Stocks rallied for four straight days last week after the survey’s bearish reading dropped to 42.2 percent, the lowest level since Aug. 12, as gains in private employment and factory production exceeded economists’ estimates. Peak readings in the gauge in July 2010, November 2009 and March 2009 gave way to rallies in the S&P 500, data compiled by Bloomberg show.
“This market has whipsawed people all year,” said Walter Todd, who helps manage $850 million at Greenwood Capital in Greenwood, South Carolina. “But we had a pretty significant move higher heading into Labor Day weekend, when the survey was taken.” The bullish index saw “a hell of a change,” he said.

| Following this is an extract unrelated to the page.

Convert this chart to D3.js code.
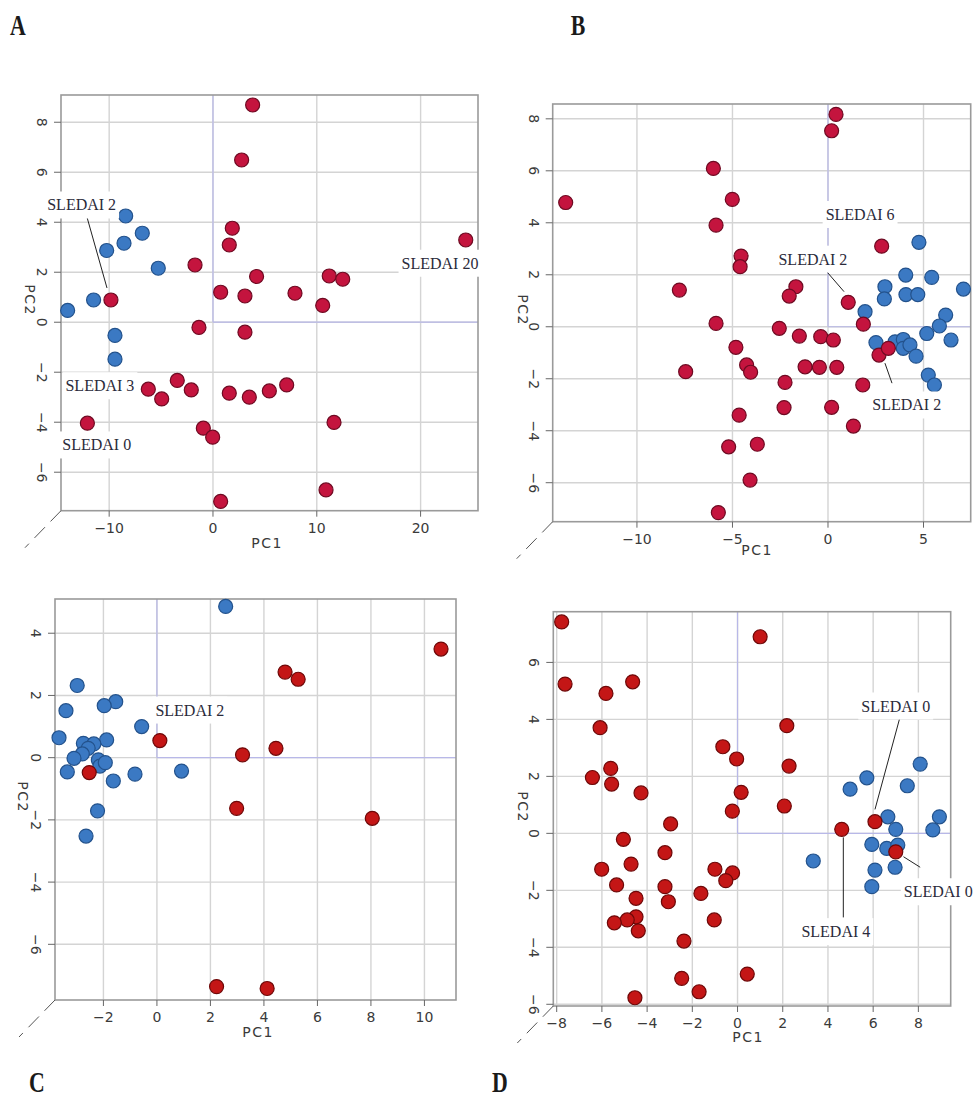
<!DOCTYPE html>
<html>
<head>
<meta charset="utf-8">
<script src="https://cdn.jsdelivr.net/npm/d3@7"></script>
<style>
body{margin:0;background:#fff;}
</style>
</head>
<body>
<svg id="fig" width="973" height="1099"></svg>
<script>

//panel A data
var aBlue = [[-8.41,4.25],[-6.81,3.56],[-8.57,3.16],[-10.24,2.87],[-5.27,2.16],[-11.5,0.89],[-14.0,0.47],[-9.44,-0.53],[-9.44,-1.48]];
var aRed = [[3.82,8.69],[2.76,6.49],[1.86,3.76],[1.57,3.09],[-1.73,2.29],[4.2,1.83],[0.74,1.2],[3.08,1.05],[-9.83,0.89],
			[-1.35,-0.21],[3.08,-0.4],[-6.23,-2.68],[-4.94,-3.07],[-3.44,-2.33],[-2.09,-2.71],[1.57,-2.84],[3.5,-3.0],
			[-12.1,-4.04],[-0.93,-4.24],[-0.03,-4.6],[0.74,-7.17],[24.35,3.29],[11.2,1.85],[12.5,1.72],[7.9,1.16],
			[10.57,0.67],[5.43,-2.75],[7.1,-2.51],[11.66,-4.01],[10.89,-6.71]];
var aTicksX = [-10,0,10,20];
var aTicksY = [-6,-4,-2,0,2,4,6,8];
var aNotes = [
	{text:'SLEDAI 2', x:-12.65, y:4.69, line:[-12.14,4.21,-10.21,1.37]},
	{text:'SLEDAI 3', x:-10.89, y:-2.54},
	{text:'SLEDAI 0', x:-11.2, y:-4.91},
	{text:'SLEDAI 20', x:21.87, y:2.36}
];

//panel B data
var bBlue = [[4.76,3.25],[4.07,1.99],[5.43,1.9],[2.98,1.54],[2.95,1.07],[4.08,1.24],[4.7,1.24],[7.09,1.45],[1.94,0.58],
			[6.16,0.45],[5.83,0.03],[5.17,-0.26],[6.44,-0.51],[2.51,-0.61],[3.51,-0.58],[3.94,-0.49],[3.94,-0.83],
			[4.29,-0.7],[4.61,-1.13],[5.25,-1.86],[5.57,-2.24]];
var bRed = [[-13.73,4.78],[-6.0,6.09],[-5.01,4.9],[-5.86,3.91],[-4.55,2.72],[-4.6,2.31],[-7.78,1.41],[-5.86,0.13],
			[-4.82,-0.79],[-7.45,-1.73],[-4.65,-3.4],[-5.2,-4.62],[-5.74,-7.15],[0.42,8.17],[0.19,7.54],[-1.68,1.54],
			[-2.03,1.18],[2.81,3.1],[1.06,0.94],[1.85,0.1],[-2.55,-0.06],[-1.5,-0.36],[-0.38,-0.38],[0.28,-0.51],
			[-4.26,-1.47],[-4.05,-1.75],[-1.2,-1.54],[-0.45,-1.56],[0.46,-1.56],[-2.25,-2.14],[1.82,-2.24],
			[-2.3,-3.11],[0.19,-3.1],[1.33,-3.82],[-3.7,-4.52],[-4.08,-5.9],[2.67,-1.09],[3.16,-0.83]];
var bTicksX = [-10,-5,0,5];
var bTicksY = [-6,-4,-2,0,2,4,6,8];
var bNotes = [
	{text:'SLEDAI 6', x:1.68, y:4.32},
	{text:'SLEDAI 2', x:-0.79, y:2.6, line:[-0.1,2.15,0.84,1.35]},
	{text:'SLEDAI 2', x:4.12, y:-3.01, line:[2.98,-1.4,3.35,-2.17]}
];

//panel C data
var cBlue = [[2.57,4.86],[-2.98,2.32],[-3.4,1.51],[-1.54,1.8],[-1.97,1.67],[-0.57,1.0],[-3.66,0.64],[-1.88,0.57],
			[-2.75,0.46],[-2.36,0.44],[-2.57,0.3],[-2.79,0.12],[-3.1,-0.02],[-2.19,-0.07],[-2.13,-0.27],[-1.93,-0.16],
			[-3.35,-0.46],[-0.82,-0.53],[0.92,-0.43],[-1.63,-0.75],[-2.22,-1.71],[-2.65,-2.52]];
var cRed = [[-2.53,-0.48],[0.11,0.55],[3.2,0.09],[2.98,-1.63],[2.23,-7.36],[10.62,3.49],[4.79,2.75],[5.28,2.52],
			[4.45,0.3],[8.05,-1.95],[4.12,-7.42]];
var cTicksX = [-2,0,2,4,6,8,10];
var cTicksY = [-6,-4,-2,0,2,4];
var cNotes = [
	{text:'SLEDAI 2', x:1.23, y:1.53}
];

//panel D data
var dBlue = [[8.08,2.43],[5.72,1.95],[7.51,1.67],[4.98,1.55],[6.65,0.58],[8.93,0.58],[7.0,0.14],[8.64,0.12],
			[5.94,-0.39],[6.6,-0.53],[7.09,-0.41],[3.35,-0.97],[6.08,-1.29],[6.97,-1.19],[5.94,-1.87]];
var dRed = [[-7.78,7.42],[-7.63,5.24],[-4.64,5.32],[-5.82,4.91],[-6.08,3.71],[-0.65,3.04],[-0.04,2.61],[-5.61,2.28],
			[-6.42,1.96],[-5.57,1.73],[-4.27,1.42],[0.16,1.44],[-0.23,0.78],[-2.96,0.33],[-5.05,-0.21],[-3.21,-0.68],
			[-6.01,-1.26],[-4.71,-1.08],[-1.0,-1.26],[-0.22,-1.39],[-0.52,-1.66],[-5.35,-1.81],[-3.21,-1.87],
			[-1.62,-2.11],[-4.49,-2.28],[-3.06,-2.4],[-4.49,-2.93],[-4.88,-3.04],[-5.45,-3.14],[-4.39,-3.42],
			[-1.03,-3.04],[-2.37,-3.78],[-2.47,-5.09],[-1.7,-5.56],[-4.54,-5.77],[1.0,6.9],[2.18,3.78],[2.28,2.36],
			[2.07,0.96],[4.61,0.14],[6.08,0.41],[7.0,-0.65],[0.43,-4.94]];
var dTicksX = [-8,-6,-4,-2,0,2,4,6,8];
var dTicksY = [-6,-4,-2,0,2,4,6];
var dNotes = [
	{text:'SLEDAI 0', x:7.0, y:4.47, line:[7.16,4.0,6.08,0.84]},
	{text:'SLEDAI 0', x:8.88, y:-2.05, line:[7.34,-0.82,8.08,-1.19]},
	{text:'SLEDAI 4', x:4.35, y:-3.45, line:[4.68,-0.14,4.68,-2.95]}
];

var svg = d3.select('#fig');
var numFmt = function(v){ return v < 0 ? '\u2212' + Math.abs(v) : '' + v; };

function panel(cfg, blue, red, ticksX, ticksY, notes){

	var x = d3.scaleLinear().domain(cfg.xd).range([cfg.l, cfg.r]);
	var y = d3.scaleLinear().domain(cfg.yd).range([cfg.b, cfg.t]);
	var g = svg.append('g');

	//grid
	g.selectAll('.gx').data(ticksX).enter().append('line')
		.attr('x1',function(d){ return x(d)}).attr('x2',function(d){ return x(d)})
		.attr('y1',cfg.t).attr('y2',cfg.b)
		.attr('stroke','#d4d4d4').attr('stroke-width',1.4);
	g.selectAll('.gy').data(ticksY).enter().append('line')
		.attr('y1',function(d){ return y(d)}).attr('y2',function(d){ return y(d)})
		.attr('x1',cfg.l).attr('x2',cfg.r)
		.attr('stroke','#d4d4d4').attr('stroke-width',1.4);

	//origin axes
	g.append('line').attr('x1',x(0)).attr('x2',x(0)).attr('y1',cfg.t).attr('y2',y(0))
		.attr('stroke','#b8b8e8').attr('stroke-width',1.2);
	g.append('line').attr('x1',x(0)).attr('x2',cfg.r).attr('y1',y(0)).attr('y2',y(0))
		.attr('stroke','#b8b8e8').attr('stroke-width',1.2);

	//frame
	g.append('rect').attr('x',cfg.l).attr('y',cfg.t)
		.attr('width',cfg.r-cfg.l).attr('height',cfg.b-cfg.t)
		.attr('fill','none').attr('stroke','#9a9a9a').attr('stroke-width',1.6);

	//depth axis
	g.append('line').attr('x1',cfg.l).attr('y1',cfg.b)
		.attr('x2',cfg.l-36).attr('y2',cfg.b+37)
		.attr('stroke','#555').attr('stroke-width',1)
		.attr('stroke-dasharray','15,8');

	//points
	g.selectAll('.pb').data(blue).enter().append('circle')
		.attr('cx',function(d){ return x(d[0])}).attr('cy',function(d){ return y(d[1])})
		.attr('r',7).attr('fill','#3b79c3').attr('stroke','#23528c').attr('stroke-width',1.2);
	g.selectAll('.pr').data(red).enter().append('circle')
		.attr('cx',function(d){ return x(d[0])}).attr('cy',function(d){ return y(d[1])})
		.attr('r',7).attr('fill',cfg.red).attr('stroke',cfg.redEdge).attr('stroke-width',1.2);

	//leaders
	notes.filter(function(d){ return d.line}).forEach(function(d){
		g.append('line')
			.attr('x1',x(d.line[0])).attr('y1',y(d.line[1]))
			.attr('x2',x(d.line[2])).attr('y2',y(d.line[3]))
			.attr('stroke','#222').attr('stroke-width',1);
	});

	//labels
	notes.forEach(function(d){
		var lg = g.append('g');
		var box = lg.append('rect').attr('fill','#fff');
		var t = lg.append('text')
			.attr('x',x(d.x)).attr('y',y(d.y))
			.attr('text-anchor','middle').attr('dominant-baseline','central')
			.style('font-family','"Liberation Serif", "Times New Roman", serif')
			.style('font-size','16px').attr('fill','#2a2a3a')
			.text(d.text);
		var bb = t.node().getBBox();
		box.attr('x',bb.x-3).attr('y',bb.y-5).attr('width',bb.width+6).attr('height',bb.height+10);
	});

	//ticks
	g.selectAll('.tx').data(ticksX).enter().append('line')
		.attr('x1',function(d){ return x(d)}).attr('x2',function(d){ return x(d)})
		.attr('y1',cfg.b).attr('y2',cfg.b+6).attr('stroke','#666');
	g.selectAll('.ty').data(ticksY).enter().append('line')
		.attr('y1',function(d){ return y(d)}).attr('y2',function(d){ return y(d)})
		.attr('x1',cfg.l-7).attr('x2',cfg.l).attr('stroke','#666');

	var tickStyle = function(sel){
		sel.style('font-family','"DejaVu Sans", sans-serif').style('font-size','14px')
			.attr('fill','#3a3a3a').attr('text-anchor','middle').attr('dominant-baseline','central');
	};

	g.selectAll('.lx').data(ticksX).enter().append('text')
		.attr('x',function(d){ return x(d)}).attr('y',cfg.b+17)
		.call(tickStyle).text(numFmt);
	g.selectAll('.ly').data(ticksY).enter().append('text')
		.attr('transform',function(d){ return 'translate('+(cfg.l-19)+','+y(d)+') rotate(90)'})
		.call(tickStyle).text(numFmt);

	g.append('text').attr('x',cfg.pc1[0]).attr('y',cfg.pc1[1])
		.call(tickStyle).style('letter-spacing','1.5px').text('PC1');
	g.append('text').attr('transform','translate('+cfg.pc2[0]+','+cfg.pc2[1]+') rotate(90)')
		.call(tickStyle).style('letter-spacing','1.5px').text('PC2');

	//panel letter
	svg.append('text')
		.attr('transform','translate('+cfg.letter[0]+','+cfg.letter[1]+') scale(0.78,1.06)')
		.attr('text-anchor','middle')
		.style('font-family','"Liberation Serif", serif').style('font-weight','bold')
		.style('font-size','28px').attr('fill','#1a1a1a')
		.text(cfg.name);
}

panel({name:'A', l:61, r:478, t:95, b:510.7, xd:[-14.64,25.53], yd:[-7.54,9.09],
		red:'#c4143e', redEdge:'#6e0a22', pc1:[267,543], pc2:[30,300], letter:[18,35]},
	aBlue, aRed, aTicksX, aTicksY, aNotes);

panel({name:'B', l:552.7, r:970.7, t:104, b:521.7, xd:[-14.41,7.47], yd:[-7.5,8.57],
		red:'#c4143e', redEdge:'#6e0a22', pc1:[757,550], pc2:[523,310], letter:[578,35]},
	bBlue, bRed, bTicksX, bTicksY, bNotes);

panel({name:'C', l:55, r:456, t:599, b:1000, xd:[-3.81,11.18], yd:[-7.79,5.1],
		red:'#c41616', redEdge:'#6e0808', pc1:[258,1032], pc2:[23,797], letter:[37,1092]},
	cBlue, cRed, cTicksX, cTicksY, cNotes);

panel({name:'D', l:553.3, r:950.7, t:611.7, b:1006, xd:[-8.15,9.43], yd:[-6.06,7.78],
		red:'#c41616', redEdge:'#6e0808', pc1:[748,1037], pc2:[523,807], letter:[500,1092]},
	dBlue, dRed, dTicksX, dTicksY, dNotes);

</script>
</body>
</html>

The AAII bullish gauge, which measures data back to 1987, has only doubled in a two-week period eight other times, and this week’s move is the fifth-biggest increase for that timeframe. The largest was in July 2000, when the gauge increased to 65 percent from 26.7 percent.
The AAII bullish gauge fell to 20.7 percent on Aug. 26, the lowest level since the rally began 18 months ago. The Chicago- based group takes answers from a few hundred people each week through its website on whether they are bullish, bearish or neutral on the stock market for the next six months.
“What is clear is confidence -- bullishness, bearishness -- is very volatile,” said James Paulsen, chief investment strategist at Minneapolis-based Wells Capital Management, which manages $342 billion. “When data supports an improving economy, bullishness jumps dramatically.”